Christian Binek

Christian Binek photo

Dr. Binek is Associate Professor in the Department of Physics and Astronomy at the University of Nebraska-Lincoln since 2009. He received his PhD in Germany at the University of Duisburg in 1995 followed by a Habilitation in 2001 giving him the opportunity of numerous research experiences abroad including neutron diffraction in Grenoble, France and calorimetry at the RIKEN institute in Tokyo/Wako, Japan. Dr. Binek’s most noticeable awards are the 1996 award of the Duisburger Universitätsgesellschaft for his outstanding PhD thesis and the Sigma Xi outstanding young scientist award in 2007. Dr Binek pioneered the field of perpendicular exchange bias [1]. He and collaborators were the first to propose and realize voltage-controlled exchange bias utilizing the magnetoelectric effect of chromia [2,3,4]. In 2005, Dr. Binek published a groundbreaking article on magnetoelectronics [5]. In 2010, he worked with Dr. Dowben and Dr. Belashchenko demonstrating electric control of boundary magnetization in chromia [6]. In addition to electrically controlled magnetism and spintronics, Dr. Binek is interested in fundamental thermodynamics and statistical mechanics. He discovered the field-induced Griffiths phase [7], pioneered magnetic thin film heterostructures for magnetocaloric materials design [8], contributed to the field of nonextensive thermodynamics [9], and provided the hitherto only thermodynamic theory of the exchange bias training effect [10]. Dr. Binek is author of 84 publications in peer review journals, a 2003 STMP monograph on Ising-type antiferromagnets, book chapters on magnetoelectrics and multiferroics, and co-author of a textbook on fundamental thermal physics which will be published by Wiley in 2013.
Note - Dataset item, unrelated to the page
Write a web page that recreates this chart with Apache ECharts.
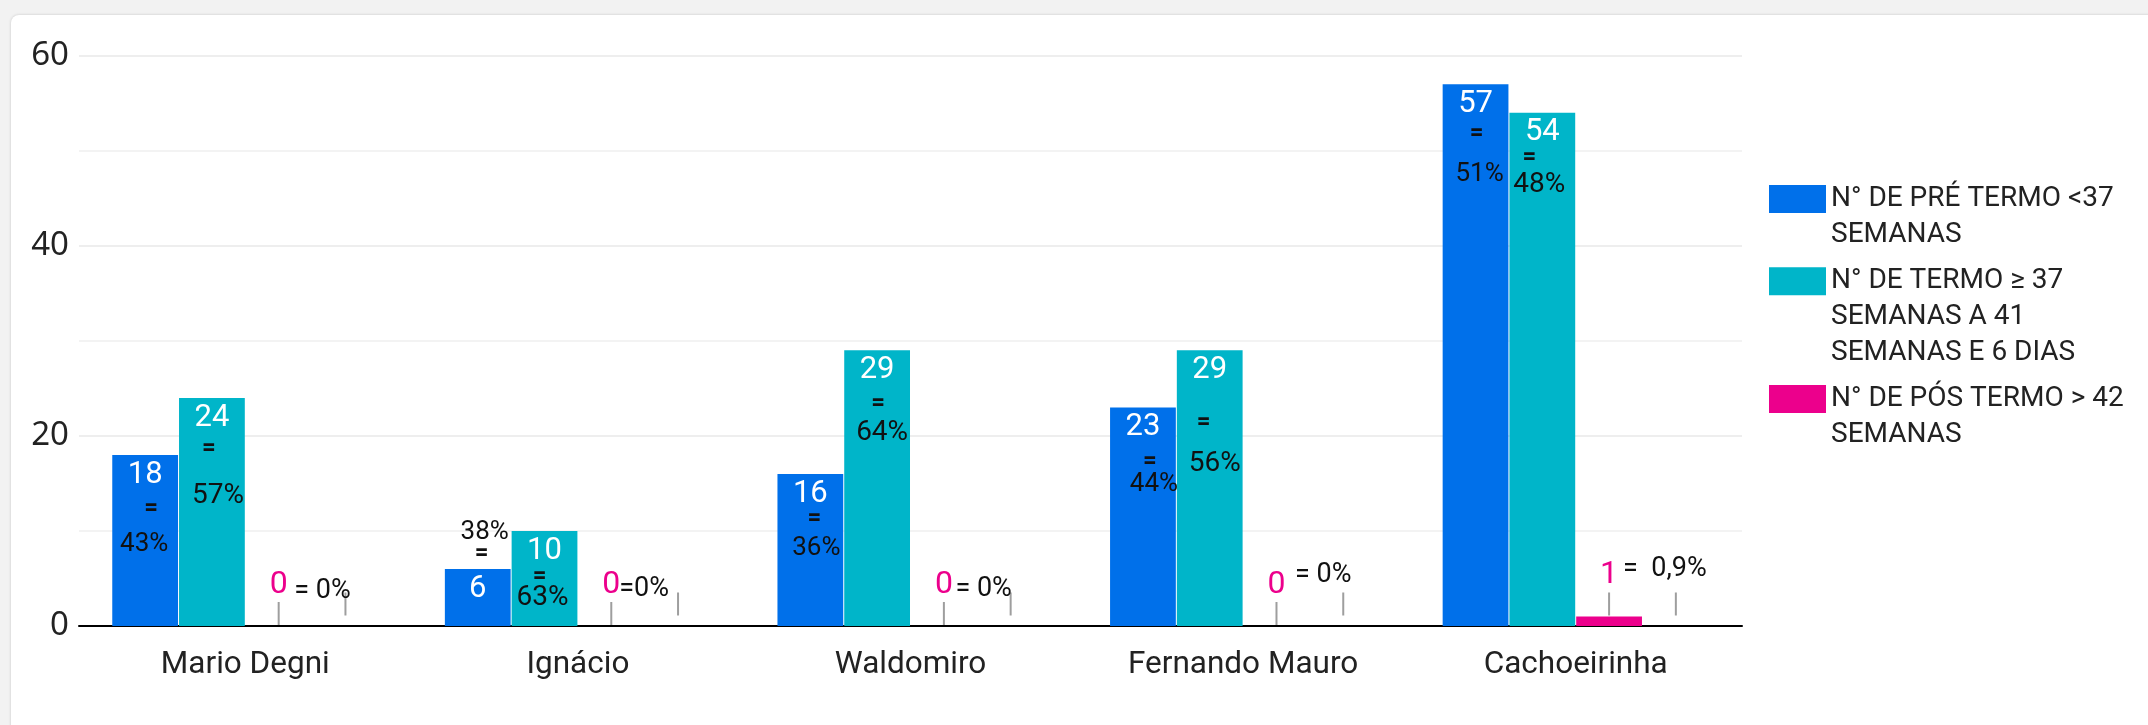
<!DOCTYPE html>
<html>
<head>
<meta charset="utf-8">
<script src="https://cdn.jsdelivr.net/npm/echarts@6/dist/echarts.min.js"></script>
<style>
html,body{margin:0;padding:0;width:2148px;height:725px;overflow:hidden;background:#f2f2f2;}
#card{position:absolute;left:11px;top:15px;width:2300px;height:900px;background:#fff;border-radius:8px;box-shadow:0 0 3px rgba(0,0,0,0.18);}
#chart{position:absolute;left:0;top:0;width:2148px;height:725px;}
</style>
</head>
<body>
<div id="card"></div>
<div id="chart"></div>
<script>
// ---- data ----
const categories = ['Mario Degni', 'Ignácio', 'Waldomiro', 'Fernando Mauro', 'Cachoeirinha'];
const seriesNames = [
  'N° DE PRÉ TERMO <37 SEMANAS',
  'N° DE TERMO ≥ 37 SEMANAS A 41 SEMANAS E 6 DIAS',
  'N° DE PÓS TERMO > 42 SEMANAS'
];
const legendLabels = [
  'N° DE PRÉ TERMO <37\nSEMANAS',
  'N° DE TERMO ≥ 37\nSEMANAS A 41\nSEMANAS E 6 DIAS',
  'N° DE PÓS TERMO > 42\nSEMANAS'
];
const preTermo = [18, 6, 16, 23, 57];
const termo = [24, 10, 29, 29, 54];
const posTermo = [0, 0, 0, 0, 1];
const annotationCarrier = [1, 1, 1, 1, 1]; // hidden 4th series that carries the "= x%" notes
const prePct = ['43%', '38%', '36%', '44%', '51%'];
const termoPct = ['57%', '63%', '64%', '56%', '48%'];
const posPct = ['= 0%', '=0%', '= 0%', '= 0%', '=  0,9%'];
const eqSign = ['=', '=', '=', '=', '='];
const yMin = 0, yMax = 60, yStep = 20;

// ---- annotation placement (pixel offsets from the bar top, styles only) ----
const preEqOff = [[6, 54], [4, -15], [4, 45], [7, 55], [1, 50]];
const prePctOff = [[-1, 90], [7, -36], [6, 75], [11, 77], [4, 90]];
const termoEqOff = [[-3, 51], [-5, 46], [1, 54], [-6, 73], [-13, 45]];
const termoPctOff = [[6, 98], [-2, 67], [5, 83], [5, 114], [-3, 72]];
const posPctOff = [[-23, -25], [-34, -27], [-27, -27], [-20, -41], [-11, -47]];

const BLUE = '#0070ea', TEAL = '#00b5c9', PINK = '#ec008c';
const FONT = 'Roboto';

function stemPoints(vals) {
  return categories.map((c, i) => ({
    coord: [c, vals[i]], symbol: 'rect', symbolSize: [2, 23], symbolOffset: [0, -12.5],
    itemStyle: { color: '#9e9e9e' }, label: { show: false }
  }));
}
function textPoints(vals, texts, offs, size, weight) {
  return categories.map((c, i) => ({
    coord: [c, vals[i]], symbol: 'circle', symbolSize: 1,
    itemStyle: { color: 'rgba(0,0,0,0)' },
    label: { show: true, position: 'inside', formatter: texts[i], offset: offs[i],
             fontSize: size, fontWeight: weight || 'normal', fontFamily: FONT, color: '#111' }
  }));
}
const valueLabel = {
  show: true, position: 'insideTop', distance: 4, color: '#fff',
  fontFamily: FONT, fontSize: 31, lineHeight: 32
};

const chart = echarts.init(document.getElementById('chart'));
const LH = 36;
const iconTops = [185, 267.3, 385];
const legends = seriesNames.map((n, k) => {
  const lines = legendLabels[k].split('\n').length;
  // leading blank lines keep the first text line level with the swatch
  const lead = '\n'.repeat(lines - 1);
  const top = iconTops[k] - ((2 * lines - 1) * LH / 2 - 14);
  return {
    left: 1769, top: top, orient: 'vertical', padding: 0,
    itemWidth: 57, itemHeight: 28, itemGap: 0, icon: 'rect', selectedMode: false,
    data: [n],
    formatter: () => lead + legendLabels[k],
    textStyle: { fontFamily: FONT, fontSize: 28, color: '#222', lineHeight: LH }
  };
});

chart.setOption({
  animation: false,
  backgroundColor: 'transparent',
  grid: { left: 79, right: 406, top: 55.7, bottom: 99, containLabel: false },
  legend: legends,
  xAxis: {
    type: 'category', data: categories,
    axisTick: { show: false },
    axisLine: { lineStyle: { color: '#000', width: 2 } },
    axisLabel: { fontFamily: FONT, fontSize: 31.5, color: '#222', margin: 23 }
  },
  yAxis: {
    type: 'value', min: yMin, max: yMax, interval: yStep,
    axisLine: { show: false }, axisTick: { show: false },
    axisLabel: { fontFamily: 'Noto Sans', fontSize: 33, color: '#222', margin: 10 },
    splitLine: { lineStyle: { color: '#eeeeee', width: 2 } },
    minorTick: { show: false, splitNumber: 2 },
    minorSplitLine: { show: true, lineStyle: { color: '#f3f3f3', width: 2 } }
  },
  series: [
    {
      name: seriesNames[0], type: 'bar', data: preTermo, barGap: '1.5%', barCategoryGap: '20%',
      itemStyle: { color: BLUE }, label: valueLabel,
      markPoint: { silent: true, animation: false,
        data: textPoints(preTermo, eqSign, preEqOff, 24, 'bold').concat(textPoints(preTermo, prePct, prePctOff, 26)) }
    },
    {
      name: seriesNames[1], type: 'bar', data: termo, barGap: '1.5%', barCategoryGap: '20%',
      itemStyle: { color: TEAL }, label: valueLabel,
      markPoint: { silent: true, animation: false,
        data: textPoints(termo, eqSign, termoEqOff, 24, 'bold').concat(textPoints(termo, termoPct, termoPctOff, 28)) }
    },
    {
      name: seriesNames[2], type: 'bar', data: posTermo, barGap: '1.5%', barCategoryGap: '20%',
      itemStyle: { color: PINK },
      label: { show: true, position: 'top', distance: 26, color: PINK, fontFamily: FONT, fontSize: 32, lineHeight: 31 },
      markPoint: { silent: true, animation: false, data: stemPoints(posTermo) }
    },
    {
      name: 'annotation', type: 'bar', data: annotationCarrier, barGap: '1.5%', barCategoryGap: '20%',
      itemStyle: { color: 'rgba(0,0,0,0)' }, label: { show: false },
      markPoint: { silent: true, animation: false,
        data: stemPoints(annotationCarrier).concat(textPoints(annotationCarrier, posPct, posPctOff, 27)) }
    }
  ]
});
</script>
</body>
</html>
1. B. Kagerer, Ch. Binek, W. Kleemann, “Freezing field dependence of the exchange bias in uniaxial FeF2-CoPt heterosystems with perpendicular anisotropy,” J. Magn. Magn. Mater. 217, 139 (2000).
2. A. Hochstrat, Ch. Binek, Xi Chen, W. Kleemann, “Extrinsic control of the exchange bias,” J. Magn. Magn. Mater. 272, 325 (2004).
3. P. Borisov, A. Hochstrat, Xi Chen, W. Kleemann, and Ch. Binek “Magnetoelectric Switching of Exchange Bias,” Phys. Rev. Lett. 94, 117203 (2005).
4. Xi He, YiWang, N. Wu, A. N. Caruso, E. Vescovo, K. D. Belashchenko, P. Dowben, and Ch. Binek, “Robust isothermal electric control of exchange bias at room temperature”, Nature Mater.9, 579 (2010).
5. Ch. Binek and B. Doudin, “Magnetoelectronics with magnetoelectrics,” J. Phys.: Condens. Matter, 17 L39 (2005).
6. N. Wu et al., “Imaging and Control of Surface Magnetization Domains in a Magnetoelectric Antiferromagnet“, Phys. Rev. Lett. 106, 087202 (2011).
7. Ch. Binek and W. Kleemann, " Domain-like antiferromagnetic correlations of paramagnetic FeCl2: a field-induced Griffiths phase?”, Phys. Rev. Lett. 72 1287 (1994).
8. T. Mukherjee, S. Sahoo, R. Skomski, D. J. Sellmyer, and Ch. Binek, “Magnetocaloric properties of Co/Cr superlattices”, Phys. Rev. B 79 144406 (2009).
9. Ch. Binek et al.,” Nonextensivity in magnetic nanoparticle ensembles”, Phys. Rev. B. 74, 054432 (2006).
10. Ch. Binek, “Training of the exchange- bias effect: A simple analytic approach”, Phys. Rev. B. 70, 014421 (2004).